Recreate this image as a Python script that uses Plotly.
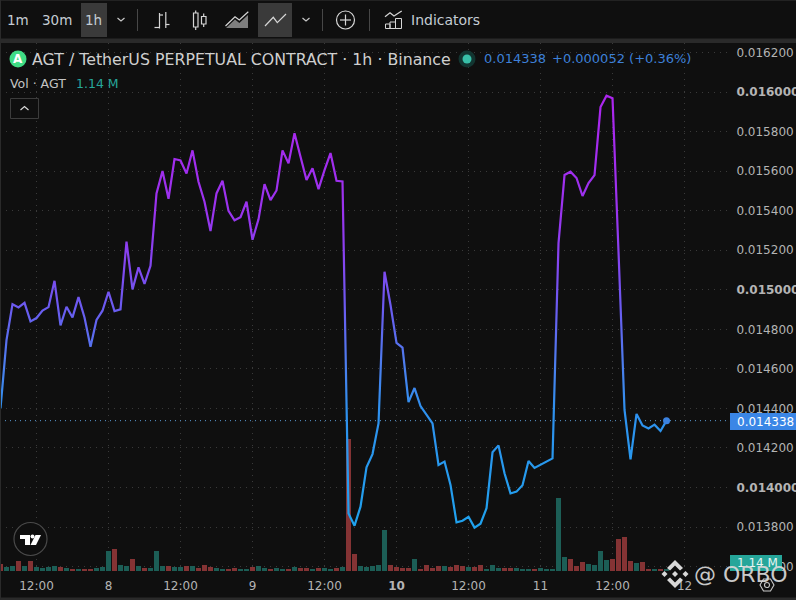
import plotly.graph_objects as go

# ---------- data ----------
hours = list(range(112))
price = [
 0.014400,0.014745,0.014927,0.014911,0.014934,0.014840,0.014857,0.014895,0.014912,0.015045,
 0.014820,0.014914,0.014860,0.014963,0.014860,0.014712,0.014847,0.014894,0.014990,0.014892,
 0.014901,0.015243,0.015002,0.015113,0.015030,0.015121,0.015487,0.015600,0.015460,0.015661,
 0.015654,0.015588,0.015705,0.015546,0.015445,0.015297,0.015487,0.015551,0.015399,0.015351,
 0.015367,0.015445,0.015253,0.015356,0.015534,0.015453,0.015502,0.015705,0.015639,0.015791,
 0.015673,0.015555,0.015614,0.015509,0.015605,0.015691,0.015551,0.015548,0.013869,0.013807,
 0.013903,0.014102,0.014169,0.014324,0.015091,0.014923,0.014731,0.014707,0.014432,0.014503,
 0.014412,0.014367,0.014324,0.014114,0.014131,0.014013,0.013824,0.013832,0.013852,0.013797,
 0.013817,0.013895,0.014178,0.014213,0.014072,0.013970,0.013979,0.014011,0.014134,0.014099,
 0.014114,0.014131,0.014147,0.015236,0.015580,0.015597,0.015565,0.015474,0.015540,0.015580,
 0.015924,0.015981,0.015968,0.015191,0.014392,0.014142,0.014372,0.014314,0.014299,0.014318,
 0.014286,0.014338]
volume_m = [
 3.99,2.28,2.85,5.70,2.85,5.70,2.28,1.71,2.28,2.85,
 2.28,1.71,1.14,1.14,1.14,1.14,1.71,2.28,11.40,12.54,
 3.42,2.85,6.84,2.85,1.71,1.71,11.40,2.85,2.85,2.28,
 2.28,2.85,2.85,1.71,3.42,2.28,1.71,1.14,1.14,1.71,
 1.14,1.14,2.28,2.85,1.71,1.14,1.71,1.14,1.14,2.28,
 1.71,1.71,1.14,1.71,1.71,1.14,1.71,2.28,75.24,9.69,
 2.85,2.28,2.85,3.42,23.37,3.42,2.28,1.71,1.71,6.84,
 1.14,3.42,1.71,2.85,2.85,2.28,3.42,2.85,2.28,2.28,
 3.42,1.14,3.42,1.71,1.71,1.71,1.71,1.14,1.14,1.14,
 1.71,1.14,1.14,41.61,7.98,6.84,2.85,5.13,3.99,3.42,
 11.40,6.27,6.84,18.24,19.38,5.70,4.56,5.13,1.14,1.14,
 1.14,1.14]
volume_dir = ("r g g r g r g g g g "
              "r g r g r r g g g r "
              "g g r g r g g g r g "
              "g r g r r r g g r r "
              "g g r g g r g g r g "
              "r r g r g g r g r r "
              "g g g g g r r r r g "
              "r r r r g r r r g r "
              "r g g g r r g g g r "
              "g g g g g r r r g g "
              "g g r r r r g r r g "
              "r g").split()
x_ticks = [6,18,30,42,54,66,78,90,102,114]
x_labels = ["12:00","8","12:00","9","12:00","<b>10</b>","12:00","11","12:00","12"]
y_ticks = [0.0136,0.0138,0.0140,0.0142,0.0144,0.0146,0.0148,0.0150,0.0152,0.0154,0.0156,0.0158,0.0160,0.0162]
y_labels = ["0.013600","0.013800","<b>0.014000</b>","0.014200","0.014400","0.014600","0.014800",
            "<b>0.015000</b>","0.015200","0.015400","0.015600","0.015800","<b>0.016000</b>","0.016200"]
last_price = price[-1]
gradient_stops = [(0.0160,"#ad25ee"),(0.0154,"#9a33ee"),(0.0152,"#8a40f0"),(0.0149,"#6a5cf0"),
                  (0.0146,"#4a80ee"),(0.0144,"#2f90ee"),(0.0138,"#1fa2ee")]

# ---------- layout constants ----------
W, H = 796, 600
L, R, T, B = 0, 730, 43, 571
BG = "#0f0f0f"
FONT = "DejaVu Sans"
TXT = "#b4b4b4"
def sx(p): return (p - L) / (R - L)
def sy(p): return (B - p) / (B - T)

shapes, notes = [], []
def rect(x0, y0, x1, y1, fill=None, line=None, w=1, op=1):
    shapes.append(dict(type="rect", xref="paper", yref="paper", x0=sx(x0), x1=sx(x1), y0=sy(y0), y1=sy(y1),
        fillcolor=fill or "rgba(0,0,0,0)", line=dict(color=line or "rgba(0,0,0,0)", width=w if line else 0),
        layer="above", opacity=op))
def path(pts, color=None, w=1.2, fill=None, close=False, op=1):
    d = "M" + "L".join(f"{sx(a):.5f},{sy(b):.5f}" for a, b in pts) + ("Z" if close else "")
    shapes.append(dict(type="path", xref="paper", yref="paper", path=d, fillcolor=fill or "rgba(0,0,0,0)",
        line=dict(color=color or "rgba(0,0,0,0)", width=w if color else 0), layer="above", opacity=op))
def circle(cx, cy, r, fill=None, line=None, w=1.2):
    shapes.append(dict(type="circle", xref="paper", yref="paper", x0=sx(cx-r), x1=sx(cx+r), y0=sy(cy-r), y1=sy(cy+r),
        fillcolor=fill or "rgba(0,0,0,0)", line=dict(color=line or "rgba(0,0,0,0)", width=w if line else 0), layer="above"))
def text(x, y, s, size=13, color=TXT, anchor="left", op=1, font=FONT):
    notes.append(dict(xref="paper", yref="paper", x=sx(x), y=sy(y), text=s, showarrow=False, xanchor=anchor,
        yanchor="middle", font=dict(family=font, size=size, color=color), opacity=op, borderpad=0, borderwidth=0))

# toolbar + frame
rect(0, 38.5, 796, 43, fill="#2a2a2a")
rect(0, 0, 796, 1, fill="#222222")
rect(0, 597.5, 796, 600, fill="#2a2a2a")
rect(0, 0, 1, 600, fill="#2a2a2a")
rect(81, 3, 107, 37, fill="#3a3a3a")
rect(258, 3, 292, 37, fill="#3a3a3a")
for xs in (137.5, 322.5, 369.5):
    path([(xs, 9), (xs, 31)], color="#484848", w=1)
text(7, 20.5, "1m", 13.5, "#c4ccd4")
text(41.5, 20.5, "30m", 13.5, "#c4ccd4")
text(85, 20.5, "1h", 13.5, "#c4ccd4")
text(411, 20.5, "Indicators", 14, "#c4ccd4")
for cx in (121, 306):
    path([(cx-3.5, 18), (cx, 21), (cx+3.5, 18)], color="#c8c8c8", w=1.2)
IC = "#d6d6d6"
path([(154.5,27.5),(159.5,27.5)], color=IC)
path([(159.5,13),(159.5,28.5)], color=IC); path([(159.5,15),(163,15)], color=IC)
path([(165.8,12),(165.8,28)], color=IC); path([(165.8,24.5),(169.5,24.5)], color=IC)
rect(193.5,13,198,27, line=IC, w=1.2); path([(195.7,10.5),(195.7,13)], color=IC); path([(195.7,27),(195.7,30)], color=IC)
rect(201.5,16.5,206,24, line=IC, w=1.2); path([(203.7,13.5),(203.7,16.5)], color=IC); path([(203.7,24),(203.7,27)], color=IC)
path([(225.5,26),(235,16.7),(239.3,20),(248.3,11.7)], color=IC)
path([(226,28),(235,19.5),(239.3,23),(248,15),(248,28)], fill="#9a9a9a", close=True, op=.8)
path([(265,26),(273.3,17.3),(277.3,22.7),(286,14)], color=IC)
circle(345.5, 20, 9, line=IC)
path([(340,20),(351,20)], color=IC); path([(345.5,14.5),(345.5,25.5)], color=IC)
rect(385.5,24,390,28.5, line=IC); rect(390,22,395.5,28.5, line=IC); rect(395.5,18.5,401.5,28.5, line=IC)
path([(385,16.7),(390,12.7),(394,16),(401.7,11)], color=IC)

# legend
circle(18, 59, 8.5, fill="#3fdc85")
text(18, 59, "<b>A</b>", 12, "#ffffff", anchor="center")
text(32, 59.5, "AGT / TetherUS PERPETUAL CONTRACT · 1h · Binance", 15.8, "#cfcfcf")
circle(467, 59, 8.5, fill="#123531")
circle(467, 59, 4.5, fill="#38bfa8")
text(484, 59, "0.014338", 13, "#3d80d8")
text(552, 59, "+0.000052 (+0.36%)", 13, "#3d80d8")
text(10, 83, "Vol · AGT", 12.5, "#c4c4c4")
text(76, 83, "1.14 M", 12.5, "#26a69a")
rect(10.5, 98.5, 38.5, 118.5, line="#3c3c3c", w=1, fill=BG)
path([(20.5,110),(24.5,106.5),(28.5,110)], color="#d8d8d8", w=1.2)

# TV logo
circle(30.5, 539, 16.5, fill=BG, line="#4a4a4a", w=1.2)
path([(20,535),(30,535),(30,545),(25,545),(25,539),(20,539)], fill="#ffffff", close=True)
circle(32.5, 536.5, 2, fill="#ffffff")
path([(35.5,535),(41,535),(36,545),(30.5,545)], fill="#ffffff", close=True)

# right labels
rect(730, 413, 796, 430, fill="#3a86e6")
text(737, 421.5, "0.014338", 12, "#ffffff")
rect(730, 555, 782, 571, fill="#26a69a")
text(737, 563, "1.14 M", 12, "#e8f5f3")

# watermark
WM = "#d8d8d8"
def diamond(cx, cy, r): path([(cx,cy-r),(cx+r,cy),(cx,cy+r),(cx-r,cy)], fill=WM, close=True)
cx0, cy0 = 675, 574
diamond(cx0, cy0, 3); diamond(cx0-10.5, cy0, 3); diamond(cx0+10.5, cy0, 3)
path([(cx0,cy0-14),(cx0+8,cy0-6),(cx0+5,cy0-3.5),(cx0,cy0-8.5),(cx0-5,cy0-3.5),(cx0-8,cy0-6)], fill=WM, close=True)
path([(cx0,cy0+14),(cx0+8,cy0+6),(cx0+5,cy0+3.5),(cx0,cy0+8.5),(cx0-5,cy0+3.5),(cx0-8,cy0+6)], fill=WM, close=True)
text(694, 574, "@ ORBO", 22, "#d8d8d8", op=.92)
gx, gy = 767, 585
path([(gx-7,gy),(gx-3.5,gy-6),(gx+3.5,gy-6),(gx+7,gy),(gx+3.5,gy+6),(gx-3.5,gy+6)], color="#c8c8c8", w=1.1, close=True)
circle(gx, gy, 2.5, line="#c8c8c8", w=1.1)

# dotted last-price line
shapes.append(dict(type="line", xref="paper", yref="y2", x0=0, x1=1, y0=last_price, y1=last_price,
    line=dict(color="#5b9bd5", width=1, dash="1px,4px"), layer="below"))

# ---------- traces ----------
colors = ["#1c5e56" if d == "g" else "#843334" for d in volume_dir]
fig = go.Figure()
fig.add_trace(go.Bar(x=hours, y=volume_m, marker=dict(color=colors, line=dict(width=0)), width=0.83,
                     yaxis="y", xaxis="x", hoverinfo="skip", showlegend=False, name="Vol"))
fig.add_trace(go.Scatter(x=hours, y=price, mode="lines", line=dict(color="#3b8cf0", width=2.2, shape="linear"),
                         yaxis="y2", hoverinfo="skip", showlegend=False, name="AGT"))
fig.add_trace(go.Scatter(x=hours[-1:], y=price[-1:], mode="markers", marker=dict(color="#3b82e0", size=7),
                         yaxis="y2", hoverinfo="skip", showlegend=False, name="last"))

GRID = "#3a3a3a"
p_top = 0.016 + (92 - T) / 39.55 * 0.0002
p_bot = 0.016 - (B - 92) / 39.55 * 0.0002
fig.update_layout(
    width=W, height=H, autosize=False, paper_bgcolor=BG, plot_bgcolor=BG,
    margin=dict(l=L, r=W-R, t=T, b=H-B, autoexpand=False), showlegend=False, bargap=0,
    font=dict(family=FONT, size=12, color=TXT),
    xaxis=dict(range=[-0.083, 121.58], tickmode="array", tickvals=x_ticks, ticktext=x_labels, automargin=False,
               showgrid=True, gridcolor=GRID, griddash="1px,5px", gridwidth=1, zeroline=False,
               ticks="outside", ticklen=4, tickcolor=BG, tickfont=dict(family=FONT, size=12, color=TXT), showline=False),
    yaxis=dict(range=[0, (B-T)*0.57], showgrid=False, zeroline=False, showticklabels=False, ticks="", showline=False, automargin=False),
    yaxis2=dict(range=[p_bot, p_top], overlaying="y", side="right", tickmode="array", tickvals=y_ticks, ticktext=y_labels,
                showgrid=True, gridcolor=GRID, griddash="1px,5px", gridwidth=1, zeroline=False, showline=False, automargin=False,
                ticks="outside", ticklen=3, tickcolor=BG, tickfont=dict(family=FONT, size=12, color=TXT)),
    shapes=shapes, annotations=notes,
)

# vertical price gradient applied to the price line through plotly's own y scale
stops_js = ",".join(f"[{p},'{c}']" for p, c in gradient_stops)
post = """
document.body.style.margin='0';
document.body.style.background='%s';
document.documentElement.style.overflow='hidden';
var gd=document.getElementById('{plot_id}');
var ax=gd._fullLayout.yaxis2, st=[%s];
var ns='http://www.w3.org/2000/svg';
var y1=ax.l2p(st[0][0]), y2=ax.l2p(st[st.length-1][0]);
var g=document.createElementNS(ns,'linearGradient');
g.setAttribute('id','pricegrad'); g.setAttribute('gradientUnits','userSpaceOnUse');
g.setAttribute('x1',0); g.setAttribute('x2',0); g.setAttribute('y1',y1); g.setAttribute('y2',y2);
st.forEach(function(s){var e=document.createElementNS(ns,'stop');
 e.setAttribute('offset',(ax.l2p(s[0])-y1)/(y2-y1)); e.setAttribute('stop-color',s[1]); g.appendChild(e);});
gd.querySelector('.main-svg defs').appendChild(g);
var ls=gd.querySelectorAll('.scatterlayer .trace .js-line');
if(ls.length){ls[0].style.stroke='url(#pricegrad)';}
""" % (BG, stops_js)
fig.write_html("out.html", post_script=post, config=dict(displayModeBar=False))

■ ■ ■ ■

Set the lines above down again, word for word, from the first through the one containing "import plotly.graph_objects as go"; pictures excluded.

Recreate this image as a Python script that uses Plotly.
import plotly.graph_objects as go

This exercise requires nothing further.